It is well know that if we have two polynomials $f$ and $g$ such that $$f(x)=\sum_{i=0}^nf_ix^i,\quad g(x)=\sum_{j=0}^mg_jx^j$$ then the coefficient of $x^s$ in the product $f(x)\cdot g(x)$ is exactly $$\sum_{i+j=s}f_ig_j$$
But what about the product of $3$ polynomials? can we say, given another polynomial $$h(x)=\sum_{k=0}^rh_kx^k$$ the coefficient of $x^s$ in the product $fgh$ is $$\sum_{i+j+k=s}f_ig_jh_k$$ I tried to prove it like this, the coefficient of $x^s$ in $(fg)\cdot h$ is $$\sum_{i+j+k=s}\left(\sum_{i+j=u}f_ig_j\right)h_k$$ But I don't know how to proceed.

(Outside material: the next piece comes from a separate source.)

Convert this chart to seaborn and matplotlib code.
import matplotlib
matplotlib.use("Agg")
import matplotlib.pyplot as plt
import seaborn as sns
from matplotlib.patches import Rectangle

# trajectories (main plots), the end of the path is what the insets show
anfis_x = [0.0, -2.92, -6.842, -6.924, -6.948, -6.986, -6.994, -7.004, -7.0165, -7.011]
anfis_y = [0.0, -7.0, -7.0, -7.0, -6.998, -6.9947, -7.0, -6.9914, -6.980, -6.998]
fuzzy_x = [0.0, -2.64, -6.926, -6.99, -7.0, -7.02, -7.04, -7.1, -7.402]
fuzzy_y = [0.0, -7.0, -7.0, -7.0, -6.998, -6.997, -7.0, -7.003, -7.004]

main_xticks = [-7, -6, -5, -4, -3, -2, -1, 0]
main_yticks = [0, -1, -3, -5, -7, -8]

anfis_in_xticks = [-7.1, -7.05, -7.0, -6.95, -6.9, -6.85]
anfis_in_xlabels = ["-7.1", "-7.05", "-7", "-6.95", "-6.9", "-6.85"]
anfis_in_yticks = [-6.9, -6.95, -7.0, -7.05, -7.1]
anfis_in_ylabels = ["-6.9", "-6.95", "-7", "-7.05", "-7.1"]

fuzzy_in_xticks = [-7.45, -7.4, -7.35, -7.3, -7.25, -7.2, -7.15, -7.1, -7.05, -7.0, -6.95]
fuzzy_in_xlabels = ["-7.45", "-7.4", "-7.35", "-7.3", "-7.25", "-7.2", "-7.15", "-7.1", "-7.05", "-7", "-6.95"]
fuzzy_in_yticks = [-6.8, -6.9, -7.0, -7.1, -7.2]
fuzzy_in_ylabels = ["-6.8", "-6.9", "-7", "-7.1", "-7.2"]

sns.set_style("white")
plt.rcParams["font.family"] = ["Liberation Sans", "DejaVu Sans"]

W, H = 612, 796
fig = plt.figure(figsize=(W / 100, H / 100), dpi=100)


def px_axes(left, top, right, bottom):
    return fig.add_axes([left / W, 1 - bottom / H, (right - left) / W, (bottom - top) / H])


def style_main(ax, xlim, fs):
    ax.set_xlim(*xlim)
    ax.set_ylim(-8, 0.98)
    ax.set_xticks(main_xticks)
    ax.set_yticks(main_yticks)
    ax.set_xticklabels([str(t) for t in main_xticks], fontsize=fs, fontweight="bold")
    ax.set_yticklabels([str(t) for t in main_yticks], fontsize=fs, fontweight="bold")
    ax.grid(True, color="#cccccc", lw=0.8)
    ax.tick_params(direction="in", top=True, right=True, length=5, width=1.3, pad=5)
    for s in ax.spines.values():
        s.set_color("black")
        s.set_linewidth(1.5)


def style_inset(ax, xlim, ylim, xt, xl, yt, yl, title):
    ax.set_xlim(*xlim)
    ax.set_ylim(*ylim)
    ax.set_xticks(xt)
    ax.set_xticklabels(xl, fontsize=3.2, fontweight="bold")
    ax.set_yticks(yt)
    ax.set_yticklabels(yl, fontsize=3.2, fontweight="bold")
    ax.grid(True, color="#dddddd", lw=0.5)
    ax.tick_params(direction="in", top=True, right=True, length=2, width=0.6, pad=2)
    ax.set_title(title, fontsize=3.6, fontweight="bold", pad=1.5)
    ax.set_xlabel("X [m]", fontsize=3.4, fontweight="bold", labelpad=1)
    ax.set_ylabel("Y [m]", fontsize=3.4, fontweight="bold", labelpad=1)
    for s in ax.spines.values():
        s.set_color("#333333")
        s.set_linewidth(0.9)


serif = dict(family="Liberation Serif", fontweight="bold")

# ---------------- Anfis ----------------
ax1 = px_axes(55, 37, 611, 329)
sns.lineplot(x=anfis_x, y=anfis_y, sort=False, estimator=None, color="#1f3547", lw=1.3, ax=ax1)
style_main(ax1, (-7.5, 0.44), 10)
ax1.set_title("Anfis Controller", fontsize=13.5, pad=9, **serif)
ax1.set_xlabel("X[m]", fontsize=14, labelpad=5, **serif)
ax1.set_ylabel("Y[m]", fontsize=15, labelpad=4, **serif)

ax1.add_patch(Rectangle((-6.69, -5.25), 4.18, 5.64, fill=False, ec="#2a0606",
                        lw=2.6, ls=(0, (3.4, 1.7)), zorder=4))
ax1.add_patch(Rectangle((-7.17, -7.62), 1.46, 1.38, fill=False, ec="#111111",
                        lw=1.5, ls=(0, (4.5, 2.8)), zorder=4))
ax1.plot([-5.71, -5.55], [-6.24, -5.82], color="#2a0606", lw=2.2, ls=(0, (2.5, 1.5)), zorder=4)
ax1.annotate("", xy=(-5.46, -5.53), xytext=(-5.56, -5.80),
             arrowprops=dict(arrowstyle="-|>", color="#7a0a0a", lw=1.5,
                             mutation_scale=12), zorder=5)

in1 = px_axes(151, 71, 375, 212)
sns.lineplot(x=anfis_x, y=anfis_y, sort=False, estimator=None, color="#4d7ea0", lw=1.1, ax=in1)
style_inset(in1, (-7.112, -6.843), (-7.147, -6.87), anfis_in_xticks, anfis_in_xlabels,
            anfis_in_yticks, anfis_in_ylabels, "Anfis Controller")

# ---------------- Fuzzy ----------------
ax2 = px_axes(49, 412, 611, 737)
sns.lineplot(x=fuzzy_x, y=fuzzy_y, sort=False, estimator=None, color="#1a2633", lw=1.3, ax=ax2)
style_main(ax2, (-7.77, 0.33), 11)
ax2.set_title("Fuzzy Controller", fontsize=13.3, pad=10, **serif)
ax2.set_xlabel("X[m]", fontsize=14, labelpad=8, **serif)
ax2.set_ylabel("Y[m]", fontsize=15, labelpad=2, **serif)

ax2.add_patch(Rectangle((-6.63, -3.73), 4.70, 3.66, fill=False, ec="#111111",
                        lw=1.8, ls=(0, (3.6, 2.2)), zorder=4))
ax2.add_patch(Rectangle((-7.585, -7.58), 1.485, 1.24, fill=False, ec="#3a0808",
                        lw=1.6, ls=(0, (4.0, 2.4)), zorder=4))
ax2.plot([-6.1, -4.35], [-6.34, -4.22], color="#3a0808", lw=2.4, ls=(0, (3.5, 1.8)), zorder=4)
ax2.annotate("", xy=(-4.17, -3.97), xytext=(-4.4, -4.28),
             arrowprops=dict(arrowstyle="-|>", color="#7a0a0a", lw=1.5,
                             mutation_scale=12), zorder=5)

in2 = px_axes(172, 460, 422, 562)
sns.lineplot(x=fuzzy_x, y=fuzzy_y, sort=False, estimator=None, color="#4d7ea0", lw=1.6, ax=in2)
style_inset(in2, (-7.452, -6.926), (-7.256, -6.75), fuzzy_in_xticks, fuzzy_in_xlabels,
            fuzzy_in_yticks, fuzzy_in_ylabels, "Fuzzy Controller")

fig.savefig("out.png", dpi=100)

It's simpler if you write a polynomial in the form $f(x) = \sum_{i \ge 0} f_i x^i$ (with the underlying assumption that all $f_i$ are zero for $i > n$, but we only assume this $n$ exists, we don't need to explicit it). $$ (f \cdot g \cdot h)(x) = \left(\sum_{i \ge 0} f_i x^i \right) \left(\sum_{j \ge 0} g_j x^j \right) \left(\sum_{k \ge 0} h_k x^k \right) = \sum_{i,j,k \ge 0} f_ig_jh_k x^{i+j+k} = \sum_{\ell \ge 0} \left( \underset{i+j+k=\ell}{\sum_{i,j,k \ge 0}} (f_ig_jh_k) \right) x^{\ell}. $$ You can see how this easily generalizes to a product of $n$ factors.
Hope that helps,